RDC : l’ancien directeur du parc marin des Mangroves, Kim Rebholz, brise le silence

Kim Rebholz, 2025. Document PPLAAF-TBIJ
Kim Rebholz, 2025. Document PPLAAF-TBIJ

Une enquête conjointe de la PPLAAF et du Bureau of Investigative Journalism (TBIJ) revient sur le parcours de Kim Rebholz, ancien directeur du parc marin des Mangroves, contraint à l’exil après avoir dénoncé des crimes environnementaux et l’accaparement de terres impliquant de hauts responsables congolais.

Ce franco-suisse sera resté à peine un an à la tête de ce parc crucial pour la lutte contre le changement climatique. Kim Rebholz a cru en la  vision du gouvernement de la RDC, comme “pays solution“. Il était optimiste, naïf même, il le reconnaît. « On avait beaucoup d'espoir qu'on pourrait faire du bon travail », se souvient-il. Il y a tellement cru qu'il dit avoir investi une part importante de son propre argent dans ses projets de conservation au Congo. Mais son engagement s’est rapidement heurté aux réalités du terrain.

« En l'espace d'un mois et demi, les représailles se sont enchaînées. », explique-t-il à PPLAAF et au TBIJ.

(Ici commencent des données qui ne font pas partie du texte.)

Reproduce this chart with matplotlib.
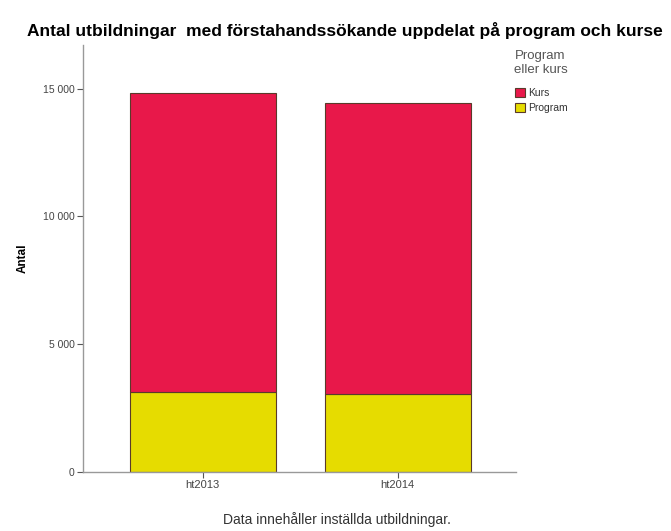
import matplotlib
matplotlib.use("Agg")
import matplotlib.pyplot as plt

categories = ["ht2013", "ht2014"]
program = [3120, 3050]
kurs = [11720, 11370]
series_labels = ["Kurs", "Program"]
yticks = [0, 5000, 10000, 15000]
ytick_labels = ["0", "5 000", "10 000", "15 000"]

red = "#E8184A"
yellow = "#E6DC00"
edge = "#5a3a2a"
axis_col = "#999999"

fig = plt.figure(figsize=(6.71, 5.31), dpi=100)
ax = fig.add_axes([0.1237, 0.111, 0.646, 0.804])
x = list(range(len(categories)))
bp = ax.bar(x, program, width=0.75, color=yellow, edgecolor=edge, linewidth=0.8, label="Program")
bk = ax.bar(x, kurs, width=0.75, bottom=program, color=red, edgecolor=edge, linewidth=0.8, label="Kurs")

ax.set_xlim(-0.615, 1.61)
ax.set_ylim(0, 16700)
ax.set_yticks(yticks)
ax.set_yticklabels(ytick_labels, fontsize=7.5, color="#444444", family="Liberation Sans")
ax.set_xticks(x)
ax.set_xticklabels(categories, fontsize=8, color="#444444", family="Liberation Sans")
for s in ["top", "right"]:
    ax.spines[s].set_visible(False)
for s in ["left", "bottom"]:
    ax.spines[s].set_color(axis_col)
    ax.spines[s].set_linewidth(1.0)
ax.tick_params(axis="both", color="#555555", length=4, width=0.8, pad=2)
ax.set_ylabel("Antal", fontsize=8.5, fontweight="bold", family="Liberation Sans", labelpad=10)

fig.text(0.514, 0.943, "Antal utbildningar  med förstahandssökande uppdelat på program och kurse",
         ha="center", va="center", fontsize=12.5, fontweight="bold", family="Liberation Sans")

fig.text(0.502, 0.021, "Data innehåller inställda utbildningar.", ha="center", va="center",
         fontsize=10, color="#333333", family="Liberation Sans")

leg = fig.legend([bk, bp], series_labels, loc="upper left", bbox_to_anchor=(0.762, 0.912),
                 frameon=False, title="Program\neller kurs", title_fontsize=9.5,
                 handlelength=1.0, handleheight=1.0, handletextpad=0.3, labelspacing=0.4,
                 borderaxespad=0, borderpad=0.3,
                 prop={"family": "Liberation Sans", "size": 7.5})
leg.get_title().set_color("#555555")
leg.get_title().set_family("Liberation Sans")
leg._legend_box.sep = 9
for t in leg.get_texts():
    t.set_color("#333333")

fig.savefig("out.png", dpi=100)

Dans la nuit du 2 février 2023, sept hommes cagoulés, armés de machettes et de fusils, ont fait irruption au domicile de fonction de Kim Rebholz. Ils lui ont braqué une arme sur la tempe et ont simulé son exécution. « Tout ça s’est passé en présence de notre petit garçon. », raconte Rebholz. Deux des assaillants s’en sont également violemment pris à sa femme.

L’ancien directeur estime que cette attaque est directement liée à ses dénonciations. Il avait adressé plusieurs rapports internes à sa hiérarchie pour signaler la destruction du parc, et notamment l’accaparement de terres par des proches de l’ancien président Joseph Kabila.

« Il a fait ses rapports qui se sont avérés vrais jusqu’à aujourd’hui. C’était tellement flagrant, il fallait qu’il disparaisse », témoigne un ancien responsable local, même si ce dernier dément une implication politique.

Rebholz affirme avoir aussi signalé l’existence des ports illégaux utilisés pour la contrebande de bois et de carburant. Trois mois après ses alertes, une explosion a détruit l’un de ces sites, ravageant trois hectares de mangroves.

Deux personnes employées à l’époque au parc marin des Mangroves, ainsi qu’un ancien responsable local, ont assuré la PPLAAF et le TBIJ qu’une attaque au domicile du directeur du parc a bien eu lieu à l’époque. Des éléments administratifs l'attestent : Rebholz avait porté plainte auprès du parquet militaire. Mais après deux ans d’attente, sans qu’aucune enquête ne soit ouverte, il a renouvelé cette plainte en avril dernier. Son avocat, Me Venance Kalenga, s’est rendu au parquet, où les agents ont reconnu que le récépissé remis en 2023 à Rebholz portait bien leur cachet officiel, tout en affirmant ne trouver aucun dossier correspondant.

« C'est comme s'ils avaient fait semblant d'enregistrer la plainte pour ensuite la faire disparaître et ne pas laisser de traces. Il doit y avoir une influence politique ou des intérêts de hauts placés. », estime son avocat

Kim Rebholz a, depuis, quitté le Congo. « Évidemment, je ne peux que le regretter du point de vue familial. Mais je ne le regrette pas... J’espère que cette expérience aura pu servir à quelque chose », dit-il.